- Interactive map of the Hotel Dajti area

General information
- Location: Tirana, Albania
- Coordinates: 41°19′28″N 19°49′12″E﻿ / ﻿41.32444°N 19.82000°E
- Owner: Bank of Albania

= Hotel Dajti =

Hotel in Tirana, Albania

Hotel Dajti was a hotel near Rinia Park on Dëshmorët e Kombit Boulevard in central Tirana, Albania. Carrying the name of nearby Dajti Mountain, it was the primary center for international visitors and diplomats during Albania's socialist period; the guest rooms were bugged with microphones, and there was a sub-basement floor for listening staff.

The hotel was built in the 1930s by the Italian architect Gherardo Bosio and the designer Gio Ponti. It was one of the first buildings constructed in the functionalist style in Albania. In 2002, it was listed as a protected cultural monument, and in 2009 it served as the venue for the Tirana International Contemporary Art Biennale.

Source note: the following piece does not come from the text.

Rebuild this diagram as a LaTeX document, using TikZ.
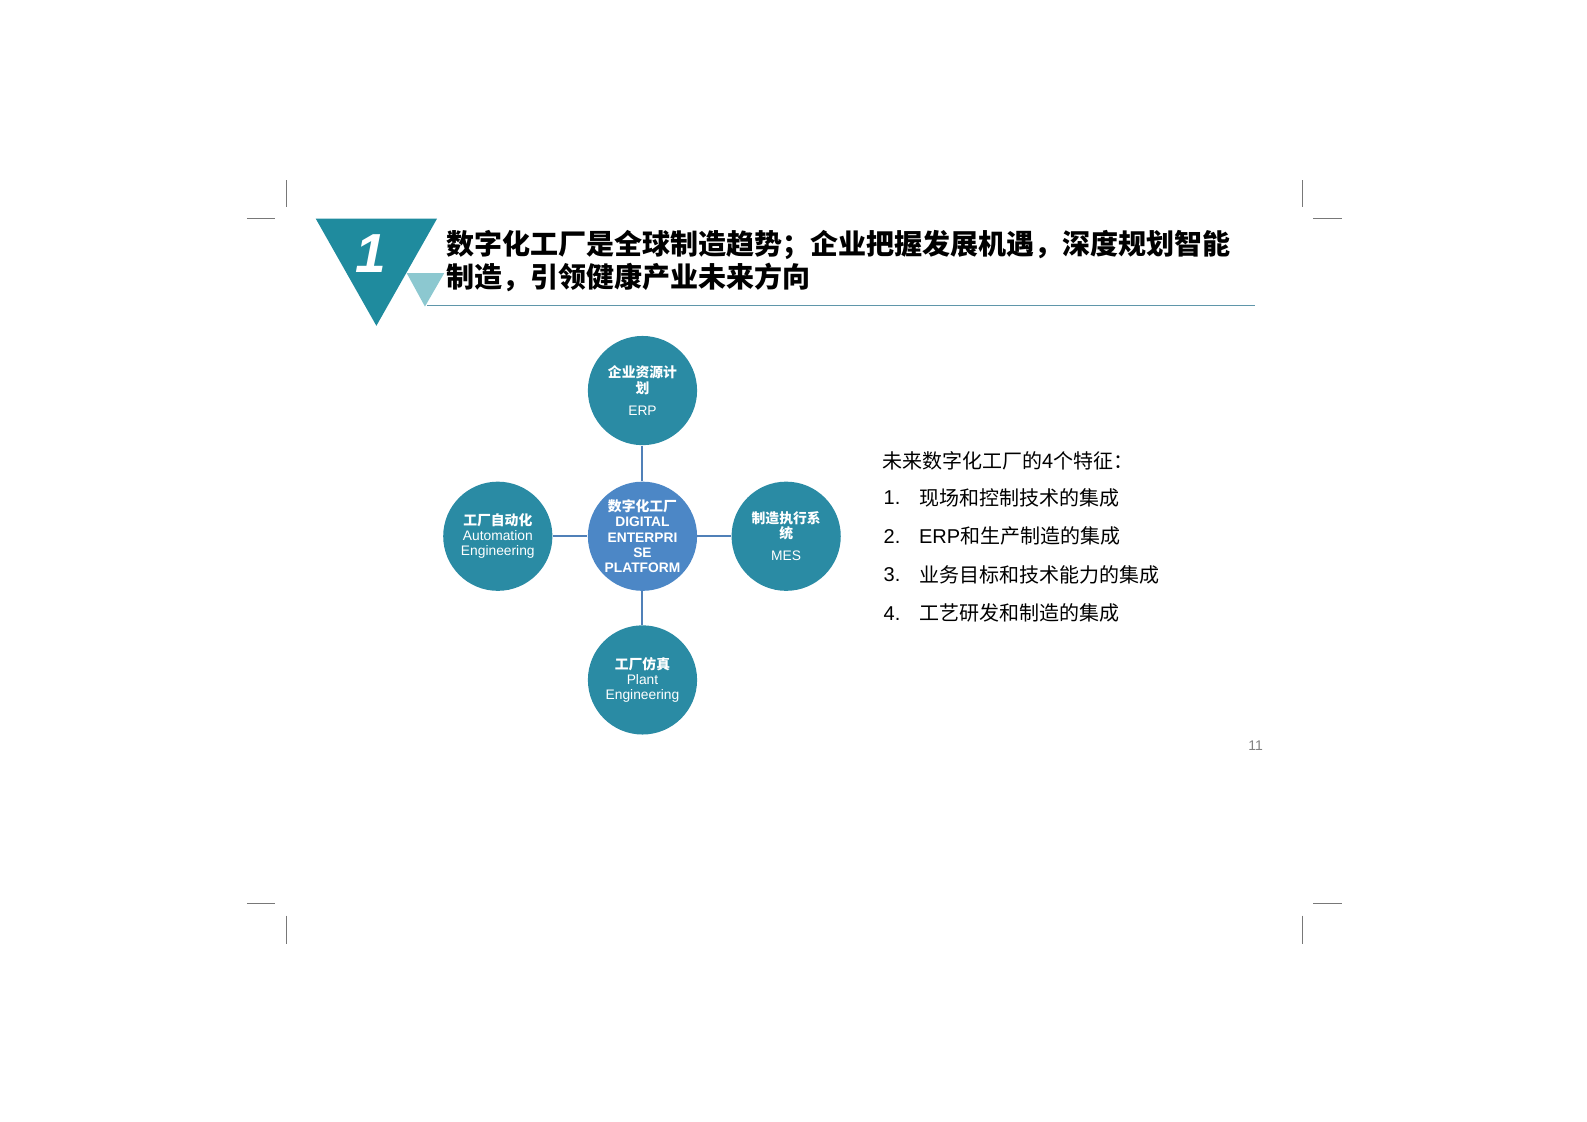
\documentclass[tikz,border=0pt]{standalone}
\usepackage{fontspec}
\setmainfont{Liberation Sans}
\newfontfamily\cjk{Noto Sans CJK SC}
\newcommand\zhb[1]{{\cjk\bfseries #1}}
\definecolor{teal1}{RGB}{31,139,158}
\definecolor{teallight}{RGB}{140,200,208}
\definecolor{circ}{RGB}{42,139,164}
\definecolor{circc}{RGB}{76,135,198}
\definecolor{conn}{RGB}{80,128,184}
\definecolor{rule}{RGB}{95,150,170}
\definecolor{crop}{RGB}{120,120,120}
\begin{document}
\begin{tikzpicture}[x=0.5059pt,y=-0.5059pt,
  bub/.style={circle,fill=circ,minimum size=54.6pt,inner sep=0pt,text=white,align=center,font=\fontsize{6.9pt}{7.6pt}\selectfont},
  link/.style={draw=conn,line width=1pt},
  cropline/.style={draw=crop,line width=0.6pt},
  listt/.style={anchor=west,inner sep=0pt,font=\cjk\fontsize{10pt}{12pt}\selectfont},
  numt/.style={anchor=west,inner sep=0pt,font=\fontsize{10pt}{12pt}\selectfont}]
\useasboundingbox (0,0) rectangle (1568.5,1108.9);
% crop marks
\draw[cropline] (283,178) -- (283,205) (244,216) -- (272,216);
\draw[cropline] (1287,178) -- (1287,205) (1298,216) -- (1326,216);
\draw[cropline] (244,893) -- (272,893) (283,905) -- (283,933);
\draw[cropline] (1298,893) -- (1326,893) (1287,905) -- (1287,933);
% header
\fill[teal1] (312,216) -- (432,216) -- (372,322) -- cycle;
\fill[teallight] (402,270) -- (439,270) -- (420,303) -- cycle;
\node[text=white,font=\bfseries\itshape\fontsize{27.5pt}{30pt}\selectfont] (one) at (366,251) {1};
\draw[draw=rule,line width=0.8pt] (422,302) -- (1240,302);
\node[anchor=west,inner sep=0pt,font=\cjk\bfseries\fontsize{14pt}{16pt}\selectfont] (t1) at (441,242) {数字化工厂是全球制造趋势；企业把握发展机遇，深度规划智能};
\node[anchor=west,inner sep=0pt,font=\cjk\bfseries\fontsize{14pt}{16pt}\selectfont] (t2) at (441,274) {制造，引领健康产业未来方向};
% circles
\node[bub] (erp) at (635,386) {\zhb{企业资源计}\\\zhb{划}\\[3.5pt]ERP};
\node[bub] (auto) at (492,530) {\zhb{工厂自动化}\\Automation\\Engineering};
\node[bub,fill=circc,font=\bfseries\fontsize{6.9pt}{7.6pt}\selectfont] (dep) at (635,530) {\zhb{数字化工厂}\\DIGITAL\\ENTERPRI\\SE\\PLATFORM};
\node[bub] (mes) at (777,530) {\zhb{制造执行系}\\\zhb{统}\\[3.5pt]MES};
\node[bub] (plant) at (635,672) {\zhb{工厂仿真}\\Plant\\Engineering};
\draw[link] (erp) -- (dep);
\draw[link] (auto) -- (dep);
\draw[link] (dep) -- (mes);
\draw[link] (dep) -- (plant);
% list
\node[listt] (h) at (872,455) {未来数字化工厂的4个特征：};
\node[numt] (n1) at (873,492) {1.};
\node[listt] (l1) at (908,492) {现场和控制技术的集成};
\node[numt] (n2) at (873,530) {2.};
\node[listt] (l2) at (908,530) {{\normalfont ERP}和生产制造的集成};
\node[numt] (n3) at (873,568) {3.};
\node[listt] (l3) at (908,568) {业务目标和技术能力的集成};
\node[numt] (n4) at (873,606) {4.};
\node[listt] (l4) at (908,606) {工艺研发和制造的集成};
\node[text=gray,font=\fontsize{7pt}{8pt}\selectfont] (pg) at (1241,737) {11};
\end{tikzpicture}
\end{document}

In 2010, Hotel Dajti was purchased by the Bank of Albania for €30 million.

==Controversies==

According to reports by various media outlets in Albania, the Bank of Albania allegedly printed additional currency to finance the purchase and renovation of the historic Hotel Dajti. This move has raised questions about the bank's financial practices and has sparked debate and concerns about financial transparency and government oversight.

==Namesakes==

Several other establishments now carry the name "Dajti," such as the Dajti Park Hotel, 6 km outside the city.